1. A coupling arrangement for connecting a first fluid pressure system to a second fluid pressure system and comprising a chamber of substantially uniform crosssection adapted to have a first region exposed to pressure fluid of said first fluid pressure system and a second region exposed to pressure fluid of said second fluid pressure system, a first displaceable member located in said chamber and arranged to present a surface exposed to pressure fluid in said first region and to abut a second displaceable member remote from said surface, said second displaceable member having a surface exposed to pressure fluid in said second region, said first

and second displaceable members being arranged to seal pressure fluid in said first region from pressure fluid in said second region and being mutually displaceable within said chamber to maintain a balance between the fluid pressures in said first and second fluid pressure systems and said chamber being defined by a split casing, a first part of the casing including said first region and the second part of said casing including said second region.

2. A coupling as claimed in claim 1 in which said chamber comprises a bore and said first and second displaceable members are located in said bore.

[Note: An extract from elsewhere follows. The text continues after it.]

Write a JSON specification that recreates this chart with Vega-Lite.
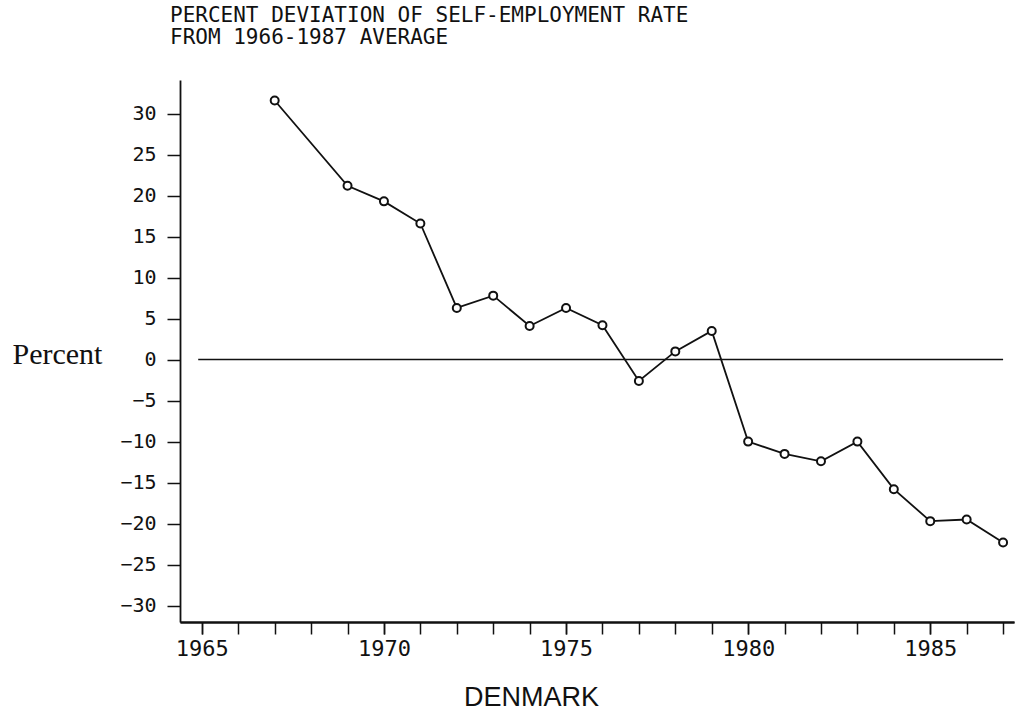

3. A coupling as claimed in claims 1 and 2 in which said casing parts mate to define said bore in a plane normal to the axis of said bore and substantially at the mid length region of said bore.

4. A coupling as claimed in claim 1, 2 or 3 including means for retaining the first displaceable member in said first casing part and means for retaining the second displaceable member in said second casing part.

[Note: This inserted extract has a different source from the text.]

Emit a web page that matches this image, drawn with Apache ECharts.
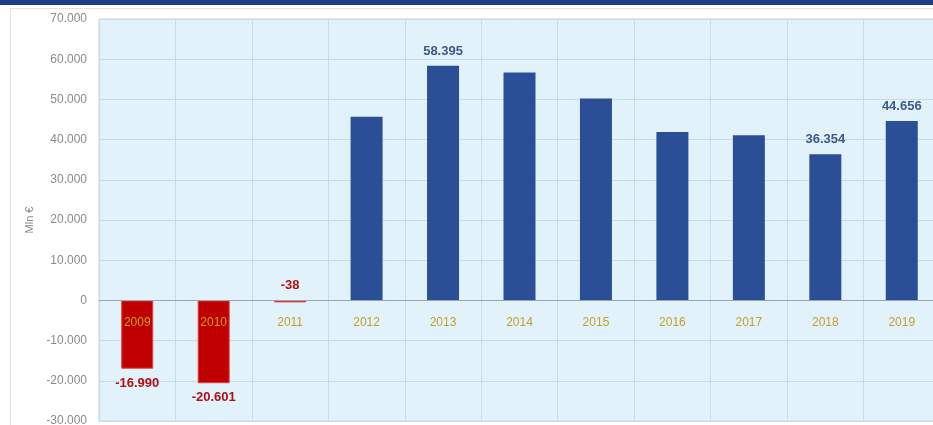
<!DOCTYPE html>
<html><head><meta charset="utf-8">
<script src="https://cdn.jsdelivr.net/npm/echarts@6/dist/echarts.min.js"></script>
<style>html,body{margin:0;padding:0;background:#fff}#c{width:933px;height:425px}</style>
</head><body><div id="c"></div>
<script>
const years = ['2009','2010','2011','2012','2013','2014','2015','2016','2017','2018','2019'];
const values = [-16990, -20601, -38, 45700, 58395, 56700, 50200, 41900, 41100, 36354, 44656];
const showLabel = [true, true, true, false, true, false, false, false, false, true, true];
const yTicks = [-30000, 70000, 10000]; // min, max, step

function fmt(v){
  const s = Math.abs(v).toString().replace(/\B(?=(\d{3})+(?!\d))/g, '.');
  return (v < 0 ? '-' : '') + s;
}

const chart = echarts.init(document.getElementById('c'));
const data = values.map((v, i) => {
  const neg = v < 0;
  return {
    value: v,
    itemStyle: neg ? {color: '#c00000', borderColor: '#e8413c', borderWidth: 1} : {color: '#2b4f97'},
    label: {
      show: showLabel[i],
      position: neg && v < -1000 ? 'bottom' : 'top',
      distance: 8,
      color: neg ? '#b01010' : '#3d5a8a',
      fontWeight: 'bold',
      fontSize: 13,
      fontFamily: 'Liberation Sans',
      formatter: () => fmt(v)
    }
  };
});

chart.setOption({
  animation: false,
  backgroundColor: '#fff',
  graphic: [
    {type: 'rect', shape: {x: 0, y: 0, width: 933, height: 5}, style: {fill: '#1f3c8c'}, z: 100},
    {type: 'rect', shape: {x: 10.5, y: 8.5, width: 940, height: 430}, style: {fill: 'none', stroke: '#e2e2e2', lineWidth: 1}, z: -1}
  ],
  grid: {left: 99, top: 19, width: 841, height: 402, outerBoundsMode: 'none', containLabel: false,
         backgroundColor: '#e2f2fb', show: true, borderColor: '#c7d6df', borderWidth: 1},
  xAxis: {
    type: 'category', data: years, z: 10,
    axisLine: {onZero: true, lineStyle: {color: '#9aa6ad', width: 1}},
    axisTick: {show: false},
    axisLabel: {color: '#c69f28', fontSize: 12, margin: -104, fontFamily: 'Liberation Sans'},
    splitLine: {show: true, lineStyle: {color: '#cbdbe3'}}
  },
  yAxis: {
    type: 'value', min: yTicks[0], max: yTicks[1], interval: yTicks[2],
    name: 'Mln €', nameLocation: 'middle', nameGap: 64, nameRotate: 90,
    nameTextStyle: {color: '#888', fontSize: 11, fontFamily: 'Liberation Sans'},
    axisLine: {show: false}, axisTick: {show: false},
    axisLabel: {color: '#8a8a8a', fontSize: 12, margin: 12, fontFamily: 'Liberation Sans', formatter: v => fmt(v)},
    splitLine: {lineStyle: {color: '#cbdbe3'}}
  },
  series: [{type: 'bar', data: data, barWidth: 32, barMinHeight: 2}]
});
</script></body></html>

5. A coupling arrangement as claimed in any preceding claim comprising a first casing part, a second casing part, means for assembling and disconnecting said casing parts, a first bore region in said first casing part connectable to the first fluid pressure system, a second bore region in said second casing part connectable to the second fluid pressure system, said first and second bore regions being aligned to form a continuous bore with the ends connectable to the first and second fluid pressure systems at opposite ends thereof when the casing parts are assembled, the first displaceable member being located within said first bore region and the second displaceable member being located within said second bore region, said first and second displaceable members being in abutting relationship for mutual displacement when the casing is assembled.

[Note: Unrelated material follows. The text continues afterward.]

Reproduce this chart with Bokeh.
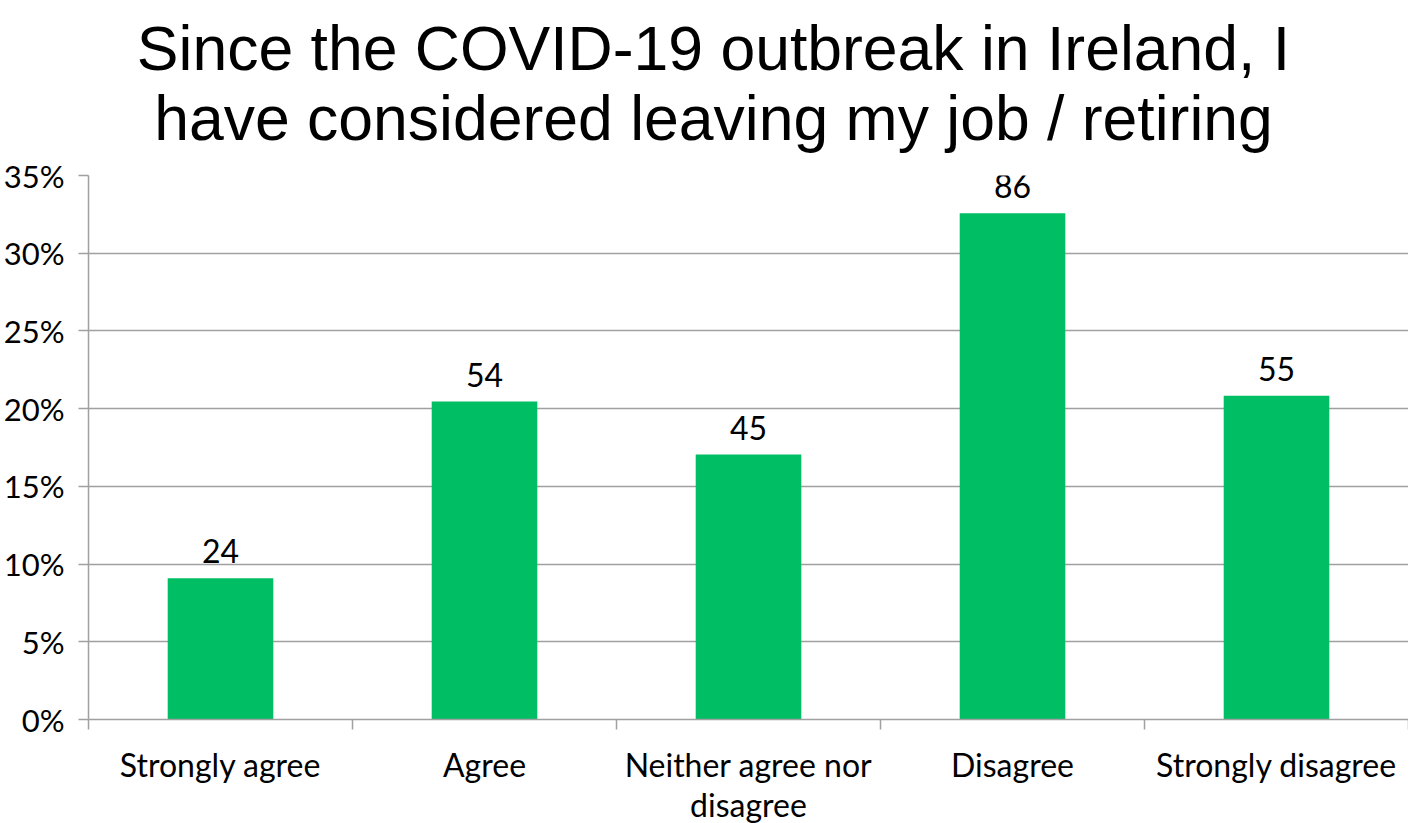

6. A coupling arrangement as claimed in claim 5 in which said first displaceable member comprises a piston slidable in the bore of the first bore region and means are provided for limiting the displacement of the piston away from the bore end connectable with the first fluid pressure system to retain said piston member in said bore region when the casing parts are separated.

7. A coupling arrangement as claimed in claim 5 or yin which said second displaceable member comprises a piston slidable in said second bore region and means are provided for limiting the displacement of said piston away from that end of said bore region connectable with the second fluid pressure system to retain said piston member in said bore region when the casing parts are separated.

8. A coupling arrangement as claimed in claims 6 and 7 in which one piston includes an extension which engages in a recess in the other piston.

9. A coupling arrangement as claimed in claims 1, 2, 3, 4, 5, or 7 in which said first displaceable member comprises a diaphragm. A

10. A coupling arrangement as claimed in claims 1, 2, 3, 4, 5, 6, or 7 in which said second displaceable member comprises a diaphragm.

11. A coupling arrangement as claimed in any preceding claim in combination with first and second fluid pressure systems and in which, upon separation of the coupling, the first displaceable member seals the first pressure fluid system against loss of fluid therefrom and the second displaceable member seals the second fluid pressure system against loss of fluid therefrom.

12. The combination set forth in claim 11 in which the first fluid pressure system comprises the hydraulic brake system of a towing vehicle and the second fluid pressure system comprises the hydraulic braking system for a towed vehicle, and whereby, an increase in hydraulic pressure in the brake system of the towing vehicle to apply brake to that vehicle is transmitted by displacement of the first and second displaceable members to cause an increase in pressure in the hydraulic circuit of the towed vehicle thereby to apply brake to the towed vehicle.

13. A coupling arrangement substantially as hereinbefore described with reference to the accompanying drawings.

14. A vehicle braking arrangement substantially as hereinbefore described with reference to and as illustrated in the accompanying drawings.